Dans ses écrits, Steinbeck décrivait les conséquences désastreuses de la crise économique de 1929 dans le Sud des Etats-Unis. Un témoignage de l’époque puissant qui résonne toujours aujourd’hui puisque la situation est sensiblement la même sur de nombreux points. On suit ici un jeune homme qui rentre à la ferme familiale en Oklahoma après avoir purgé une peine de quatre ans pour homicide involontaire. La Grande Dépression sévit et, comme beaucoup d’autres fermiers, sa famille est chassée de son exploitation. Ensemble, ils partent alors à travers le pays dans l’espoir de trouver, un jour, du travail en Californie. C’est le début d’un périple éprouvant, de camps de réfugiés en bidonvilles de fortune. John Ford et son scénariste Nunnaly Johnson restent fidèles à Steinbeck et retracent une odyssée aussi poignante que dramatique. Les thèmes abordés et le style du long-métrage sont des précurseurs au road-movie, un genre qui deviendra incontournable à partir des 60s. 

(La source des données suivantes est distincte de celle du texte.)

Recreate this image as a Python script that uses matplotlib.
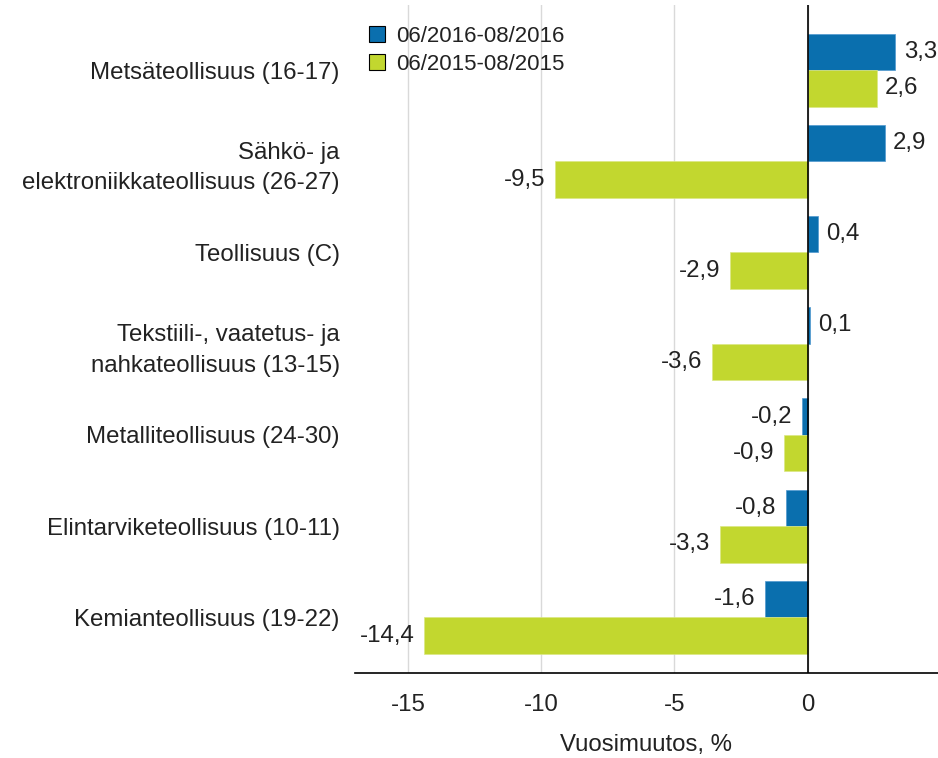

Ford décrit avec humanité ces populations déplacées et chassées qui sont exploitées par des propriétaires agricoles ne s’intéressant qu’au profit. Leur situation ressemble presque à de l’esclavagisme, ce que le film dépeint avec subtilité. On sent toute la

rage d’un cinéaste profondément révolté par le système qui laisse sur le bord de la route les plus démunis. Dans la course au profit et aux richesses, l’intérêt de la population reste enfoui, celle-ci étant contrainte de suivre un chemin qu’on trace à sa place. En 1940, voir cette épopée intimiste sur grand écran bouleverse les spectateurs pour qui la réalité reste difficile. La guerre est déclarée en Europe et la crise imprègne toujours la société américaine dans son ensemble. Ford y met donc toutes ses peurs et mêle l’intime à l’universel, témoignant d’un profond sentiment d’amour lorsqu’il se concentre sur la relation entre une mère et son fils, incarnés par les fabuleux Jane Darwell (qui reçut un oscar pour son interprétation) et Henry Ford. 

La phrase finale est un symbole, incontournable et puissant. Le cinéaste clôture son film de la plus belle des manières et part ensuite boucler l’anecdotique LES HOMMES DE LA MER avec John Wayne avant de mettre en scène un nouveau chef-d’oeuvre qui inspire encore de nombreux cinéastes aujourd’hui : QU’ELLE EST VERTE MA VALLÉE.